* begin *
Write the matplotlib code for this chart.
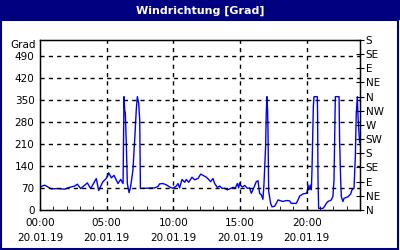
import matplotlib
matplotlib.use("Agg")
import matplotlib.pyplot as plt
from matplotlib.patches import Rectangle

# wind direction, hour of day vs degrees
hours = [0.05, 0.35, 0.85, 1.35, 1.85, 2.22, 2.6, 2.8, 3.05, 3.55, 3.8, 4.22, 4.4, 4.72,
         4.97, 5.15, 5.35, 5.55, 5.85, 6.05, 6.23, 6.3, 6.35, 6.4, 6.48, 6.55, 6.68, 6.8,
         6.97, 7.1, 7.22, 7.3, 7.4, 7.48, 7.53, 7.85, 8.35, 8.6, 8.85, 8.97, 9.22, 9.47,
         9.72, 9.97, 10.22, 10.35, 10.47, 10.65, 10.85, 10.97, 11.15, 11.4, 11.6, 11.85,
         12.05, 12.3, 12.48, 12.65, 12.8, 12.97, 13.1, 13.3, 13.48, 13.65, 13.85, 14.05,
         14.22, 14.47, 14.65, 14.8, 14.9, 14.97, 15.05, 15.18, 15.35, 15.55, 15.72, 15.85,
         16.05, 16.22, 16.35, 16.47, 16.6, 16.72, 16.8, 16.92, 16.97, 17.02, 17.07, 17.1,
         17.15, 17.3, 17.4, 17.6, 17.8, 17.85, 18.22, 18.47, 18.72, 18.85, 19.22, 19.35,
         19.47, 19.72, 19.97, 20.05, 20.1, 20.17, 20.27, 20.35, 20.4, 20.45, 20.5, 20.55,
         20.8, 20.82, 20.85, 20.9, 21.22, 21.35, 21.47, 21.6, 21.85, 21.97, 22.05, 22.1,
         22.15, 22.43, 22.47, 22.55, 22.6, 22.72, 22.8, 23.1, 23.3, 23.4, 23.55, 23.65,
         23.72, 23.8, 23.85, 23.9, 23.97]
degrees = [74, 79, 67, 68, 66, 72, 76, 82, 68, 86, 68, 100, 62, 90,
           100, 118, 102, 110, 84, 97, 84, 360, 318, 307, 200, 84, 55, 75,
           127, 222, 318, 360, 340, 286, 69, 69, 70, 70, 75, 83, 84, 80,
           73, 69, 76, 84, 70, 97, 88, 97, 88, 104, 96, 100,
           114, 108, 104, 97, 90, 100, 84, 72, 76, 69, 69, 64,
           67, 72, 70, 84, 70, 86, 78, 73, 78, 69, 70, 53,
           72, 90, 93, 53, 48, 34, 84, 201, 307, 360, 318, 250,
           60, 21, 10, 12, 27, 32, 27, 30, 29, 21, 21, 32,
           44, 51, 53, 59, 79, 64, 79, 64, 127, 233, 328, 360,
           360, 300, 95, 5, 5, 12, 21, 27, 32, 44, 95, 233,
           360, 360, 222, 95, 42, 27, 37, 42, 51, 64, 69, 169,
           307, 360, 300, 260, 215]

left_ticks = [0, 70, 140, 210, 280, 350, 420, 490]
compass = ["N", "NE", "E", "SE", "S", "SW", "W", "NW", "N", "NE", "E", "SE", "S"]
compass_pos = [i * 45 for i in range(len(compass))]
time_ticks = [0, 5, 10, 15, 20]
time_labels = ["00:00\n20.01.19", "05:00\n20.01.19", "10:00\n20.01.19",
               "15:00\n20.01.19", "20:00\n20.01.19"]

navy = "#000080"
fs = 7.5

fig = plt.figure(figsize=(4, 2.5), dpi=100)
fig.patch.set_facecolor("white")
# title bar and frame
fig.patches.append(Rectangle((0, 1 - 20 / 250), 1, 20 / 250, transform=fig.transFigure,
                             facecolor=navy, edgecolor="none", zorder=0))
fig.patches.append(Rectangle((1 / 400, 1 / 250), 397 / 400, 1 - 21 / 250,
                             transform=fig.transFigure, facecolor="none",
                             edgecolor=navy, linewidth=1.5, zorder=0))
fig.text(0.5, 1 - 10.5 / 250, "Windrichtung [Grad]", color="white", fontsize=8,
         fontweight="bold", ha="center", va="center")

ax = fig.add_axes([0.1, 0.16, 0.8, 0.68])
ax.plot(hours, degrees, color="#0000ff", linewidth=1)
ax.set_xlim(0, 24)
ax.set_ylim(0, 540)

ax.set_yticks(left_ticks)
ax.set_yticklabels([str(v) for v in left_ticks], fontsize=fs)
ax.tick_params(axis="y", length=0, pad=4)
ax.set_xticks(time_ticks)
ax.set_xticklabels(time_labels, fontsize=fs, linespacing=1.6)
ax.set_xticks(range(0, 25), minor=True)
ax.tick_params(axis="x", which="both", direction="in", length=3, pad=6)

for v in left_ticks[1:]:
    ax.axhline(v, color="black", linestyle=(0, (3, 3)), linewidth=1)
for t in time_ticks[1:]:
    ax.axvline(t, color="black", linestyle=(0, (3, 3)), linewidth=1)
for s in ax.spines.values():
    s.set_linewidth(1)

ax.text(-0.012, 0.97, "Grad", transform=ax.transAxes, ha="right", va="center",
        fontsize=fs)

ax2 = ax.twinx()
ax2.set_ylim(0, 540)
ax2.set_yticks(compass_pos)
ax2.set_yticklabels(compass, fontsize=fs)
ax2.tick_params(axis="y", direction="inout", length=6, pad=1)

fig.savefig("out.png", dpi=100)
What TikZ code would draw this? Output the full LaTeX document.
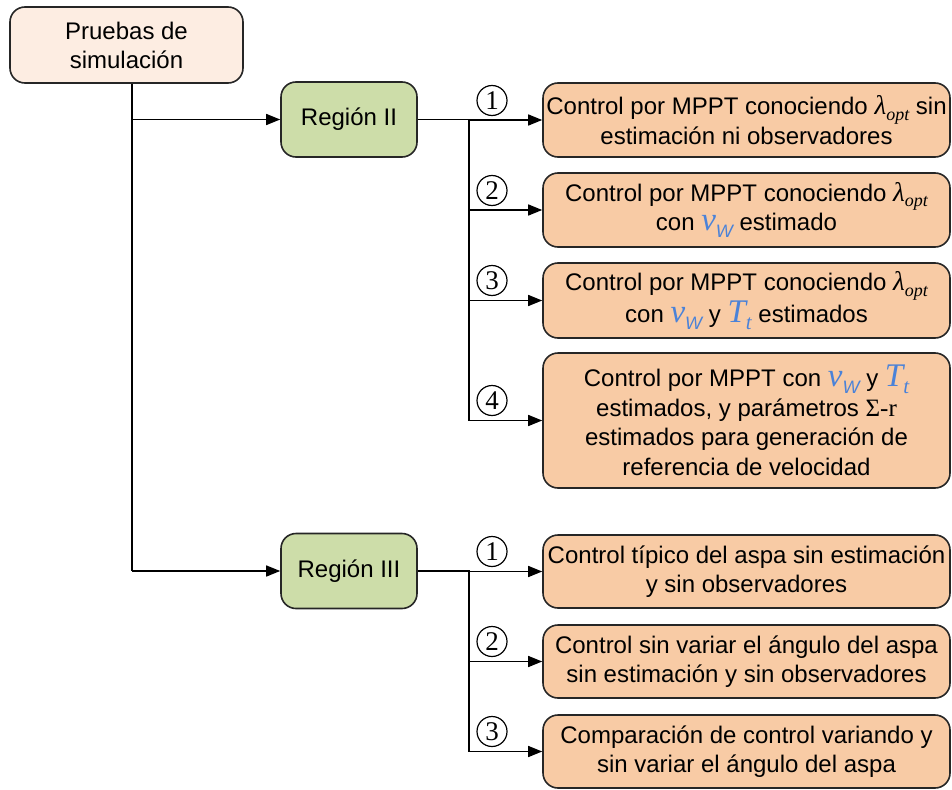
\documentclass[tikz,border=0pt]{standalone}
\usepackage{fontspec}
\setmainfont{Liberation Sans}
\newfontfamily\tms{Liberation Serif}
\usetikzlibrary{arrows.meta}
\definecolor{peach}{HTML}{F8CBA5}
\definecolor{lpeach}{HTML}{FDEDE2}
\definecolor{lgreen}{HTML}{CDDDA9}
\definecolor{vblue}{HTML}{4A82D8}
\newcommand{\lopt}{{\tms\itshape\fontsize{27}{27}\selectfont λ\raisebox{-0.2em}{\fontsize{18}{18}\selectfont opt}}}
\newcommand{\vw}{{\color{vblue}\tms\itshape\fontsize{33}{33}\selectfont v\raisebox{-0.2em}{\normalfont\itshape\fontsize{18}{18}\selectfont W}}}
\newcommand{\Tt}{{\color{vblue}\tms\itshape\fontsize{33}{33}\selectfont T\raisebox{-0.2em}{\fontsize{21}{21}\selectfont t}}}
\begin{document}
\begin{tikzpicture}[x=1pt,y=-1pt,
  box/.style={draw=black!85,line width=1.6pt,rounded corners=15pt,align=center,inner sep=2pt,font=\fontsize{24}{29.5}\selectfont},
  obox/.style={box,fill=peach,minimum width=407pt},
  gbox/.style={box,fill=lgreen,minimum width=136pt,minimum height=75pt},
  ln/.style={line width=1.4pt},
  arr/.style={ln,-{Triangle[length=14pt,width=11pt]}},
  num/.style={circle,draw,line width=1.2pt,inner sep=0pt,minimum size=30pt,font=\tms\fontsize{27}{27}\selectfont}]
\useasboundingbox (0,0) rectangle (952,789);
\node[box,fill=lpeach,minimum width=233pt,minimum height=76pt,font=\fontsize{24}{29}\selectfont] (top) at (126.5,45) {Pruebas de\\simulación};
\node[gbox] (r2) at (349,119.5) {Región II};
\node[gbox] (r3) at (349,571) {Región III};
\node[obox,minimum height=74pt] (b1) at (746.5,120) {Control por MPPT conociendo \lopt{} sin\\estimación ni observadores};
\node[obox,minimum height=74pt] (b2) at (746.5,210) {Control por MPPT conociendo \lopt\\con \vw{} estimado};
\node[obox,minimum height=75pt] (b3) at (746.5,300.5) {Control por MPPT conociendo \lopt\\con \vw{} y \Tt{} estimados};
\node[obox,minimum height=135pt] (b4) at (746.5,420.5) {Control por MPPT con \vw{} y \Tt\\estimados, y parámetros {\tms\fontsize{25}{25}\selectfont Σ-r}\\estimados para generación de\\referencia de velocidad};
\node[obox,minimum height=73pt] (c1) at (746.5,571.5) {Control típico del aspa sin estimación\\y sin observadores};
\node[obox,minimum height=73pt] (c2) at (746.5,661.5) {Control sin variar el ángulo del aspa\\sin estimación y sin observadores};
\node[obox,minimum height=73pt] (c3) at (746.5,751.5) {Comparación de control variando y\\sin variar el ángulo del aspa};
\coordinate (j0) at ([xshift=5.5pt]top.south);
\coordinate (j1) at (469,119.5);
\coordinate (j2) at (469,571);
\draw[ln] (j0) -- (j0 |- r3.west);
\draw[arr] (j0 |- r2.west) -- (r2.west);
\draw[arr] (j0 |- r3.west) -- (r3.west);
\draw[ln] (r2.east) -- (j1) -- (j1 |- b4.west);
\draw[ln] (r3.east) -- (j2) -- (j2 |- c3.west);
\foreach \b in {b1,b2,b3,b4} \draw[arr] (j1 |- \b.west) -- (\b.west);
\foreach \b in {c1,c2,c3} \draw[arr] (j2 |- \b.west) -- (\b.west);
\node[num] (n1) at (492,100.5) {1};
\node[num] (n2) at (492,190.5) {2};
\node[num] (n3) at (492,280.5) {3};
\node[num] (n4) at (492,400.5) {4};
\node[num] (m1) at (492,551.5) {1};
\node[num] (m2) at (492,641.5) {2};
\node[num] (m3) at (492,731.5) {3};
\end{tikzpicture}
\end{document}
* end *
Only the lines from the start of the material through the line containing "from matplotlib.patches import Rectangle" should be transcribed. Pictures stay out.

Write the matplotlib code for this chart.
import matplotlib
matplotlib.use("Agg")
import matplotlib.pyplot as plt
from matplotlib.patches import Rectangle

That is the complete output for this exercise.